ONEOK shares are down 4.79% to $86.71 on April 8, 2026, as investors refocus on softer 2026 growth expectations following the company’s February outlook. The stock has also been sensitive to near-term volume/flow concerns, including recent WesTex Transmission maintenance that ran April 1–6.

1. What’s happening

ONEOK (OKE) is trading down 4.79% to $86.71 in Wednesday’s session (April 8, 2026), extending a pattern of choppy trading as the market reprices midstream cash-flow visibility into 2026. The move comes with investors still anchored to the company’s latest annual results package and 2026 guidance framework released in late February, which set expectations for more modest year-over-year growth than some had been positioned for.

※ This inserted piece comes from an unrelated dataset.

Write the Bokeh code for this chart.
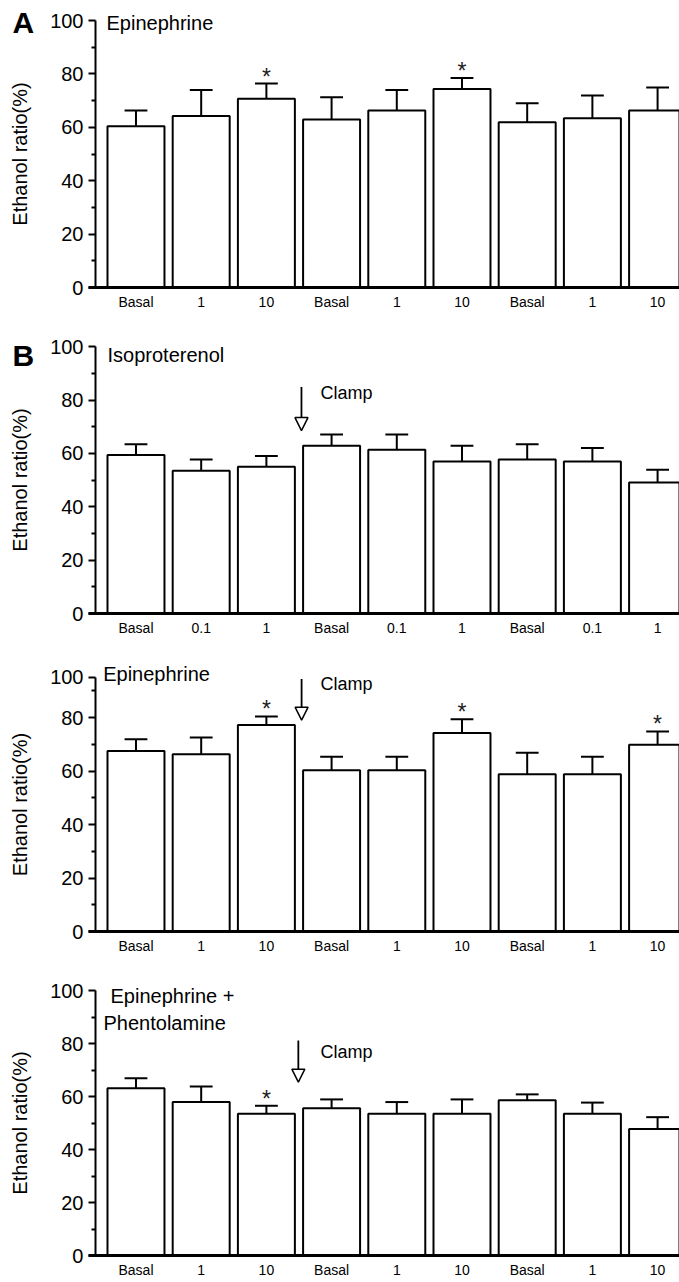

2. The key driver investors are debating

The pressure point remains ONEOK’s 2026 outlook, where guidance for adjusted EBITDA and EPS implied a slower growth trajectory and heightened sensitivity to commodity/volume assumptions versus the prior year. That dynamic has repeatedly acted as an overhang on risk appetite for the stock, especially on down-market days when defensiveness is favored and investors rotate away from names perceived as having less near-term upside to estimates.

3. Operational backdrop adding to near-term caution

Adding to the near-term “volume watch,” industry flow watchers have been tracking scheduled work on ONEOK WesTex Transmission, including a planned Seagraves shut-in that ran April 1–6, 2026. While maintenance is routine in midstream, it can amplify day-to-day investor caution when the market is already focused on throughput trends and how quickly projects and commercial wins translate into measurable results.

4. What to watch next

The next major catalyst is ONEOK’s first-quarter 2026 earnings cycle, with the company having already scheduled its Q1 conference call and webcast. Investors will be listening for updates on volume trends across key basins, progress toward leverage targets, and whether management’s 2026 cadence is tracking toward the midpoint of guidance—or drifting toward the low end as the year develops.